Copy the material that follows word for word and omit its pictures.

------------------------------------------------

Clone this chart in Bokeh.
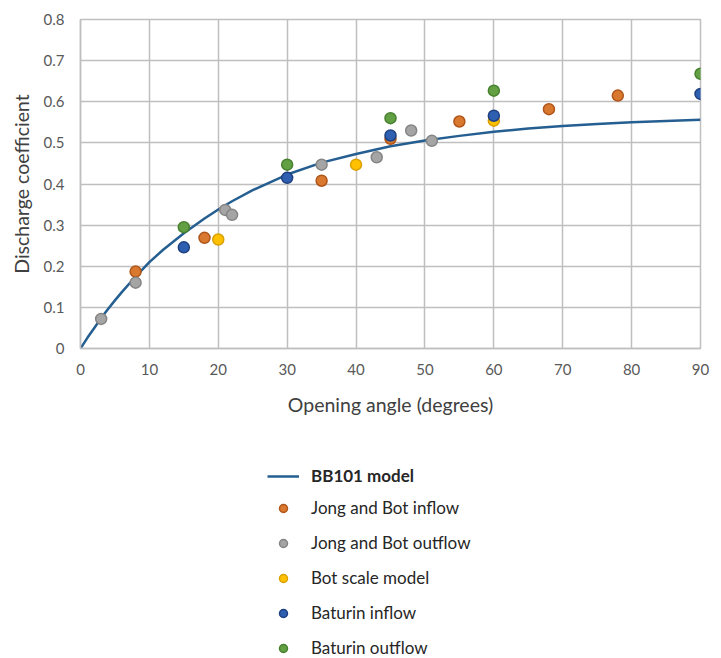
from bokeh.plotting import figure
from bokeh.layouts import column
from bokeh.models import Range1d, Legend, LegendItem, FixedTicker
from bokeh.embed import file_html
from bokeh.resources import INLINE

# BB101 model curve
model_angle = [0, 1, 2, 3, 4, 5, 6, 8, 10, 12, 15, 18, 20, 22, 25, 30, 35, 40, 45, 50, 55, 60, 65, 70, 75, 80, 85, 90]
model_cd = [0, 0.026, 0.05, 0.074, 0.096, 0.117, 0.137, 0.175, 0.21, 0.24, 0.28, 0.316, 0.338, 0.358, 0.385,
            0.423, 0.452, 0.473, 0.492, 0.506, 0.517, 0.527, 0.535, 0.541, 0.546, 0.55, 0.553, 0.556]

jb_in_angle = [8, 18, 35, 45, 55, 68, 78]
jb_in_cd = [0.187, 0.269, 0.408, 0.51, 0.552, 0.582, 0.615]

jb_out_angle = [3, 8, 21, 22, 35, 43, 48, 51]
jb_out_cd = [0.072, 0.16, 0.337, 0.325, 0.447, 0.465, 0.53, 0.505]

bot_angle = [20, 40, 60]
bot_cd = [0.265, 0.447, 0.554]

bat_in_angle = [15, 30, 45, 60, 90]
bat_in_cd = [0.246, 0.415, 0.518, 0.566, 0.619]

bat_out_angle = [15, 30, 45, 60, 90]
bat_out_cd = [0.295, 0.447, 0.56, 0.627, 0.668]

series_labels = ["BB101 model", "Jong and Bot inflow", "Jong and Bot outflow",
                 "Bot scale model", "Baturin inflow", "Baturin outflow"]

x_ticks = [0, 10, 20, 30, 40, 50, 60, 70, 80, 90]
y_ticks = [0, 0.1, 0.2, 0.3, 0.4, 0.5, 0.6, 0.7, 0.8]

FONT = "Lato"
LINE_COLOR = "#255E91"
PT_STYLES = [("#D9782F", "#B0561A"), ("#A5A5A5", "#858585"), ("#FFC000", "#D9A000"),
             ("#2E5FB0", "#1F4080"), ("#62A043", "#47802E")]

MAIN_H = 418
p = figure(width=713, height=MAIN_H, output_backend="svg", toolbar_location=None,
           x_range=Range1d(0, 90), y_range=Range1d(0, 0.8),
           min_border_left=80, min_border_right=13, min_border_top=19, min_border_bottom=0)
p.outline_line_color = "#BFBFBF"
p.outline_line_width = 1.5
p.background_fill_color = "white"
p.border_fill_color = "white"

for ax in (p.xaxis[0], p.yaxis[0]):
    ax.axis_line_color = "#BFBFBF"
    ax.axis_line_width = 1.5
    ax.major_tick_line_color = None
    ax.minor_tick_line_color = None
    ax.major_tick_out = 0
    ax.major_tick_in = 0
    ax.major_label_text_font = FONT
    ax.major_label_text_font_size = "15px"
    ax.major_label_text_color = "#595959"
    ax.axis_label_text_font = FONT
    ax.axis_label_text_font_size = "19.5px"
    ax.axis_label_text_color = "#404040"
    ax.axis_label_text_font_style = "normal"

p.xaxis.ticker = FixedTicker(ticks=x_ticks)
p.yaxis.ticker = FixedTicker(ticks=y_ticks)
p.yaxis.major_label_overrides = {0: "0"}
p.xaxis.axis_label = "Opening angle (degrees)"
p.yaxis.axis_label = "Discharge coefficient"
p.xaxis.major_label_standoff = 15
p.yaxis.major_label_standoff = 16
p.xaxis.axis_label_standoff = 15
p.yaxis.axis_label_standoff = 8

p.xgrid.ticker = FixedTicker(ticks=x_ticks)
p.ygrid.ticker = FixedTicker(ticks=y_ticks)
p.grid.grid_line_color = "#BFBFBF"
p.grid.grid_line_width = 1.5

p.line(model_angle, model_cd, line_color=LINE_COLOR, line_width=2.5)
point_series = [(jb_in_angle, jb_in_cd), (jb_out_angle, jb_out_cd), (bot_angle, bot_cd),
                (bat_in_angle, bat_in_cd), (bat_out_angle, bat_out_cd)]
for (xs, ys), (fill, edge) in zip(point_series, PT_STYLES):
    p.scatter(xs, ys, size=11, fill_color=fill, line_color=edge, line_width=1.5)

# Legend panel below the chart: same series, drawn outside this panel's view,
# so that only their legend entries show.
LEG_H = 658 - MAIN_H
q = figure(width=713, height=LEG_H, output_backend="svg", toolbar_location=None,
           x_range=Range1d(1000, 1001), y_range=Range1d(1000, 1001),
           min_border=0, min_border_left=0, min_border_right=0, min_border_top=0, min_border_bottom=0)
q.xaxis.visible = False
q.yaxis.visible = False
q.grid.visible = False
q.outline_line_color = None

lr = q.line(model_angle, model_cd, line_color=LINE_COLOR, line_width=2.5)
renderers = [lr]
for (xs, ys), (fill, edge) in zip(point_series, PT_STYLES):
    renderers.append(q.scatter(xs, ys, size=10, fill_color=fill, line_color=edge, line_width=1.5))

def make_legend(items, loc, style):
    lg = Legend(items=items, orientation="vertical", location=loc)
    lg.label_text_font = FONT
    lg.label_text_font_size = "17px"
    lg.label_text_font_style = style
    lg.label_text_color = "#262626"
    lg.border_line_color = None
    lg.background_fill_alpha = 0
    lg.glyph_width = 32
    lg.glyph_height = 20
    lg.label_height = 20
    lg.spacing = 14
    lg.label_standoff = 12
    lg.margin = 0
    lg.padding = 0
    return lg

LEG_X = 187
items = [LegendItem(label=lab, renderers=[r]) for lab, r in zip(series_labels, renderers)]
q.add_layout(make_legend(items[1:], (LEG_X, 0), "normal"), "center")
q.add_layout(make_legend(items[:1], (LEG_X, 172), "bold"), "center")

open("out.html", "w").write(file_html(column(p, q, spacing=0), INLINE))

------------------------------------------------

__SOLUTION TO THIS TASK__
Clone this chart in Bokeh.
from bokeh.plotting import figure
from bokeh.layouts import column
from bokeh.models import Range1d, Legend, LegendItem, FixedTicker
from bokeh.embed import file_html
from bokeh.resources import INLINE

# BB101 model curve
model_angle = [0, 1, 2, 3, 4, 5, 6, 8, 10, 12, 15, 18, 20, 22, 25, 30, 35, 40, 45, 50, 55, 60, 65, 70, 75, 80, 85, 90]
model_cd = [0, 0.026, 0.05, 0.074, 0.096, 0.117, 0.137, 0.175, 0.21, 0.24, 0.28, 0.316, 0.338, 0.358, 0.385,
            0.423, 0.452, 0.473, 0.492, 0.506, 0.517, 0.527, 0.535, 0.541, 0.546, 0.55, 0.553, 0.556]

jb_in_angle = [8, 18, 35, 45, 55, 68, 78]
jb_in_cd = [0.187, 0.269, 0.408, 0.51, 0.552, 0.582, 0.615]

jb_out_angle = [3, 8, 21, 22, 35, 43, 48, 51]
jb_out_cd = [0.072, 0.16, 0.337, 0.325, 0.447, 0.465, 0.53, 0.505]

bot_angle = [20, 40, 60]
bot_cd = [0.265, 0.447, 0.554]

bat_in_angle = [15, 30, 45, 60, 90]
bat_in_cd = [0.246, 0.415, 0.518, 0.566, 0.619]

bat_out_angle = [15, 30, 45, 60, 90]
bat_out_cd = [0.295, 0.447, 0.56, 0.627, 0.668]

series_labels = ["BB101 model", "Jong and Bot inflow", "Jong and Bot outflow",
                 "Bot scale model", "Baturin inflow", "Baturin outflow"]

x_ticks = [0, 10, 20, 30, 40, 50, 60, 70, 80, 90]
y_ticks = [0, 0.1, 0.2, 0.3, 0.4, 0.5, 0.6, 0.7, 0.8]

FONT = "Lato"
LINE_COLOR = "#255E91"
PT_STYLES = [("#D9782F", "#B0561A"), ("#A5A5A5", "#858585"), ("#FFC000", "#D9A000"),
             ("#2E5FB0", "#1F4080"), ("#62A043", "#47802E")]

MAIN_H = 418
p = figure(width=713, height=MAIN_H, output_backend="svg", toolbar_location=None,
           x_range=Range1d(0, 90), y_range=Range1d(0, 0.8),
           min_border_left=80, min_border_right=13, min_border_top=19, min_border_bottom=0)
p.outline_line_color = "#BFBFBF"
p.outline_line_width = 1.5
p.background_fill_color = "white"
p.border_fill_color = "white"

for ax in (p.xaxis[0], p.yaxis[0]):
    ax.axis_line_color = "#BFBFBF"
    ax.axis_line_width = 1.5
    ax.major_tick_line_color = None
    ax.minor_tick_line_color = None
    ax.major_tick_out = 0
    ax.major_tick_in = 0
    ax.major_label_text_font = FONT
    ax.major_label_text_font_size = "15px"
    ax.major_label_text_color = "#595959"
    ax.axis_label_text_font = FONT
    ax.axis_label_text_font_size = "19.5px"
    ax.axis_label_text_color = "#404040"
    ax.axis_label_text_font_style = "normal"

p.xaxis.ticker = FixedTicker(ticks=x_ticks)
p.yaxis.ticker = FixedTicker(ticks=y_ticks)
p.yaxis.major_label_overrides = {0: "0"}
p.xaxis.axis_label = "Opening angle (degrees)"
p.yaxis.axis_label = "Discharge coefficient"
p.xaxis.major_label_standoff = 15
p.yaxis.major_label_standoff = 16
p.xaxis.axis_label_standoff = 15
p.yaxis.axis_label_standoff = 8

p.xgrid.ticker = FixedTicker(ticks=x_ticks)
p.ygrid.ticker = FixedTicker(ticks=y_ticks)
p.grid.grid_line_color = "#BFBFBF"
p.grid.grid_line_width = 1.5

p.line(model_angle, model_cd, line_color=LINE_COLOR, line_width=2.5)
point_series = [(jb_in_angle, jb_in_cd), (jb_out_angle, jb_out_cd), (bot_angle, bot_cd),
                (bat_in_angle, bat_in_cd), (bat_out_angle, bat_out_cd)]
for (xs, ys), (fill, edge) in zip(point_series, PT_STYLES):
    p.scatter(xs, ys, size=11, fill_color=fill, line_color=edge, line_width=1.5)

# Legend panel below the chart: same series, drawn outside this panel's view,
# so that only their legend entries show.
LEG_H = 658 - MAIN_H
q = figure(width=713, height=LEG_H, output_backend="svg", toolbar_location=None,
           x_range=Range1d(1000, 1001), y_range=Range1d(1000, 1001),
           min_border=0, min_border_left=0, min_border_right=0, min_border_top=0, min_border_bottom=0)
q.xaxis.visible = False
q.yaxis.visible = False
q.grid.visible = False
q.outline_line_color = None

lr = q.line(model_angle, model_cd, line_color=LINE_COLOR, line_width=2.5)
renderers = [lr]
for (xs, ys), (fill, edge) in zip(point_series, PT_STYLES):
    renderers.append(q.scatter(xs, ys, size=10, fill_color=fill, line_color=edge, line_width=1.5))

def make_legend(items, loc, style):
    lg = Legend(items=items, orientation="vertical", location=loc)
    lg.label_text_font = FONT
    lg.label_text_font_size = "17px"
    lg.label_text_font_style = style
    lg.label_text_color = "#262626"
    lg.border_line_color = None
    lg.background_fill_alpha = 0
    lg.glyph_width = 32
    lg.glyph_height = 20
    lg.label_height = 20
    lg.spacing = 14
    lg.label_standoff = 12
    lg.margin = 0
    lg.padding = 0
    return lg

LEG_X = 187
items = [LegendItem(label=lab, renderers=[r]) for lab, r in zip(series_labels, renderers)]
q.add_layout(make_legend(items[1:], (LEG_X, 0), "normal"), "center")
q.add_layout(make_legend(items[:1], (LEG_X, 172), "bold"), "center")

open("out.html", "w").write(file_html(column(p, q, spacing=0), INLINE))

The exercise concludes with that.